- _WORK TO BE COMPLETED_: Identify each line below containing the string "this" and copy it.

- _DATA PROVIDED_:
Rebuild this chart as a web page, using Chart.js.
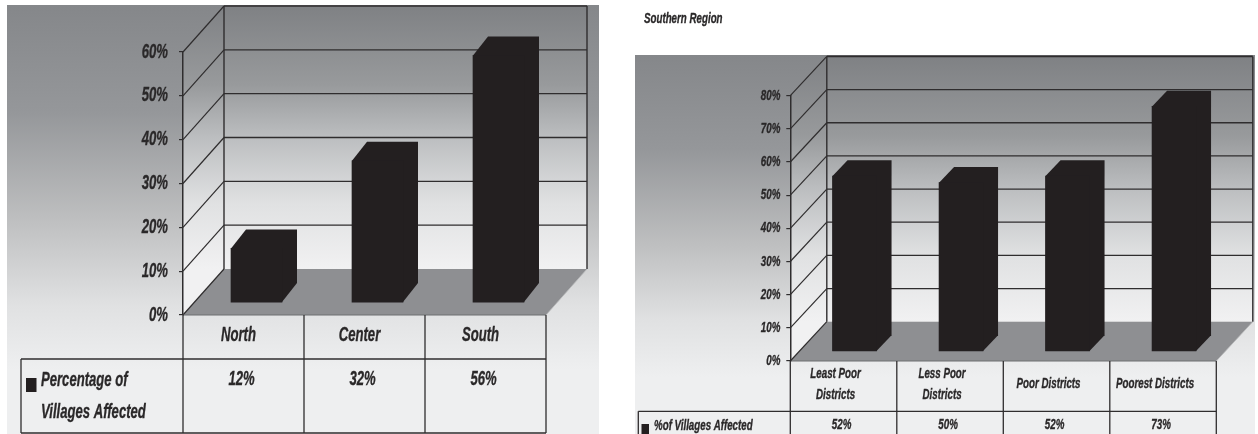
<!DOCTYPE html>
<html><head><meta charset="utf-8">
<script src="https://cdn.jsdelivr.net/npm/chart.js@4/dist/chart.umd.js"></script>
<style>
html,body{margin:0;padding:0;background:#fff;width:1258px;height:434px;overflow:hidden}
canvas{position:absolute;top:0}
#a{left:0}#b{left:620px}
</style></head><body>
<canvas id="a" width="620" height="434"></canvas>
<canvas id="b" width="638" height="434"></canvas>
<script>
const regionCategories = ['North','Center','South'];
const regionValues = [12,32,56];
const regionValueLabels = ['12%','32%','56%'];
const regionSeriesLines = ['Percentage of','Villages Affected'];
const regionMax = 60;

const districtCategories = [['Least Poor','Districts'],['Less Poor','Districts'],'Poor Districts','Poorest Districts'];
const districtValues = [52,50,52,73];
const districtValueLabels = ['52%','50%','52%','73%'];
const districtSeriesLines = ['%of Villages Affected'];
const districtMax = 80;
const tickStep = 10;
const rightTitle = 'Southern Region';

const FF = "'Liberation Sans',Arial,sans-serif";
const INK = '#2a2829', LINE = '#2f2d2e', BAR = '#231f20', FLOOR = '#8e8f92';
const WALL = [[0,'#7f8184'],[.3,'#989a9c'],[.5,'#bcbec0'],[.75,'#e0e1e2'],[1,'#f1f1f2']];
const PANEL = [[0,'#85878a'],[.25,'#95979a'],[.5,'#bebfc0'],[.7,'#e0e1e2'],[.85,'#eeeff0'],[1,'#eeeff0']];

function grad(ctx,y0,y1,stops){const g=ctx.createLinearGradient(0,y0,0,y1);stops.forEach(s=>g.addColorStop(s[0],s[1]));return g;}
function poly(ctx,pts,fill){ctx.beginPath();pts.forEach((p,i)=>i?ctx.lineTo(p[0],p[1]):ctx.moveTo(p[0],p[1]));ctx.closePath();if(fill){ctx.fillStyle=fill;ctx.fill();}}
function seg(ctx,x0,y0,x1,y1,w,c){ctx.beginPath();ctx.moveTo(x0,y0);ctx.lineTo(x1,y1);ctx.lineWidth=w;ctx.strokeStyle=c||LINE;ctx.stroke();}
// the reference uses a condensed heavy face; squeeze every string about its anchor and thicken it slightly
function condense(ctx,k){
  const orig=ctx.fillText, st=ctx.strokeText;
  ctx.fillText=function(s,x,y){
    this.save();this.translate(x,y);this.scale(k,1);
    orig.call(this,s,0,0);
    this.strokeStyle=this.fillStyle;this.lineWidth=0.35;this.setLineDash([]);st.call(this,s,0,0);
    this.restore();
  };
}

function build(id,cats,vals,valLabels,seriesLines,max,g){
  const threeD = {
    id:'threeD',
    beforeDraw(c){
      const ctx=c.ctx, a=c.chartArea, y=c.scales.y, t=g.table;
      const bx=g.backX, by=g.backY, R=a.right+bx, F=a.bottom, L=a.left;
      ctx.save();
      ctx.fillStyle=grad(ctx,g.panel[1],g.panel[3],PANEL);
      ctx.fillRect(g.panel[0],g.panel[1],g.panel[2]-g.panel[0],g.panel[3]-g.panel[1]);
      const wtop=a.top+by, wbot=F+by, wg=grad(ctx,wtop,wbot,WALL);
      ctx.fillStyle=wg; ctx.fillRect(L+bx,wtop,a.right-L,wbot-wtop);
      poly(ctx,[[L,F],[L+bx,wbot],[L+bx,wtop],[L,a.top]],wg);
      poly(ctx,[[L,F],[L+bx,wbot],[R,wbot],[a.right,F]],FLOOR);
      y.ticks.forEach(tk=>{
        const p=y.getPixelForValue(tk.value);
        if(tk.value>0) seg(ctx,L+bx,p+by,R,p+by,tk.value===max?1.6:1.3);
        seg(ctx,L,p,L+bx,p+by,1.2);
      });
      seg(ctx,L+bx,wtop,L+bx,wbot,1.4);
      seg(ctx,R,wtop,R,wbot,1.4);
      seg(ctx,a.right,F,R,wbot,.8,'#b9babb');
      seg(ctx,L,F,a.right,F,1,'#6d6e70');
      const rowY=t.rowY, botY=t.botY;
      seg(ctx,t.left,rowY,a.right,rowY,1.3);
      if(t.closed) seg(ctx,t.left,botY,a.right,botY,1.3);
      seg(ctx,t.left,rowY,t.left,botY,1.3);
      const step=(a.right-L)/cats.length;
      for(let i=0;i<=cats.length;i++){const x=L+step*i;seg(ctx,x,F,x,botY,1.3);}
      ctx.restore();
    },
    beforeDatasetsDraw(c){
      const ctx=c.ctx;
      ctx.save();
      ctx.translate(g.barDX,g.barDY);
      c.getDatasetMeta(0).data.forEach(el=>{
        const l=el.x-el.width/2,r=el.x+el.width/2,d=g.depthX,e=g.depthY;
        poly(ctx,[[l,el.y],[l+d,el.y+e],[r+d,el.y+e],[r+d,el.base+e],[r,el.base],[l,el.base]],BAR);
      });
    },
    afterDatasetsDraw(c){c.ctx.restore();},
    afterDraw(c){
      const ctx=c.ctx,x=c.scales.x,t=g.table;
      ctx.save();
      ctx.fillStyle=INK;ctx.textBaseline='middle';ctx.textAlign='center';
      ctx.font='italic bold '+g.valueFont+'px '+FF;
      valLabels.forEach((s,i)=>ctx.fillText(s,x.getPixelForValue(i)+g.valueDX,t.valueY));
      ctx.textAlign='left';
      ctx.font='italic bold '+g.seriesFont+'px '+FF;
      seriesLines.forEach((s,i)=>ctx.fillText(s,t.seriesX,t.seriesY+i*t.seriesGap));
      ctx.fillStyle=BAR;ctx.fillRect(t.sq[0],t.sq[1],t.sq[2],t.sq[3]);
      if(g.title){
        ctx.fillStyle=INK;ctx.font='italic bold '+g.title.size+'px '+FF;
        ctx.fillText(g.title.text,g.title.x,g.title.y);
      }
      ctx.restore();
    }
  };
  const canvas=document.getElementById(id);
  condense(canvas.getContext('2d'),g.narrow);
  return new Chart(canvas,{
    type:'bar',
    data:{labels:cats,datasets:[{label:seriesLines.join(' '),data:vals,backgroundColor:BAR,borderWidth:0,
      barThickness:g.barW,base:g.barBase,clip:false}]},
    options:{
      responsive:false,animation:false,devicePixelRatio:1,
      layout:{autoPadding:false,padding:{left:0,top:g.top,right:g.W-g.right,bottom:0}},
      plugins:{legend:{display:false},tooltip:{enabled:false},title:{display:false}},
      scales:{
        y:{min:0,max:max,
          afterFit(s){s.width=g.left;},
          ticks:{stepSize:tickStep,color:INK,padding:g.yPad,callback:v=>v+'%',font:{family:FF,size:g.yFont,style:'italic',weight:'bold'}},
          grid:{drawOnChartArea:false,drawTicks:true,tickLength:4,color:LINE,lineWidth:1.2},
          border:{display:true,color:LINE,width:1.5}},
        x:{
          afterFit(s){s.height=g.H-g.bottom;},
          grid:{display:false},border:{display:false},
          ticks:{color:INK,autoSkip:false,maxRotation:0,minRotation:0,padding:g.xPad,crossAlign:g.xCross,labelOffset:g.xOffset,
            font:{family:FF,size:g.xFont,style:'italic',weight:'bold',lineHeight:g.xLH}}}
      }
    },
    plugins:[threeD]
  });
}

build('a',regionCategories,regionValues,regionValueLabels,regionSeriesLines,regionMax,{
  W:620,H:434,left:183,right:546,top:52,bottom:315,narrow:0.655,
  panel:[7,5,599,434],backX:41,backY:-46,
  barW:51,barDX:13,barDY:-14,barBase:-0.25,depthX:15,depthY:-19,
  yFont:20,yPad:11,xFont:20,xPad:0,xOffset:-5,xLH:1.2,xCross:'near',
  valueFont:20,valueDX:-2,seriesFont:20,
  table:{left:21,rowY:359,botY:433,closed:true,valueY:379,seriesX:41,seriesY:380,seriesGap:32,sq:[26,378,10.5,14]}
});
build('b',districtCategories,districtValues,districtValueLabels,districtSeriesLines,districtMax,{
  W:638,H:434,left:170.3,right:596.3,top:95.7,bottom:361,narrow:0.65,
  panel:[15,55,635,434],backX:36.5,backY:-39.3,
  barW:44,barDX:11,barDY:-12.5,barBase:-0.75,depthX:15,depthY:-15.7,
  yFont:15,yPad:6,xFont:15,xPad:4.5,xOffset:-8,xLH:1.42,xCross:'center',
  valueFont:15,valueDX:-2,seriesFont:15,
  title:{text:rightTitle,x:24,y:18.5,size:15},
  table:{left:18.3,rowY:411.3,botY:434,closed:false,valueY:424.7,seriesX:34,seriesY:426,seriesGap:0,sq:[21.5,424,7.5,10]}
});
</script>
</body></html>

- _ANSWER BELOW_:
Rebuild this chart as a web page, using Chart.js.
    this.save();this.translate(x,y);this.scale(k,1);
    orig.call(this,s,0,0);
    this.strokeStyle=this.fillStyle;this.lineWidth=0.35;this.setLineDash([]);st.call(this,s,0,0);
    this.restore();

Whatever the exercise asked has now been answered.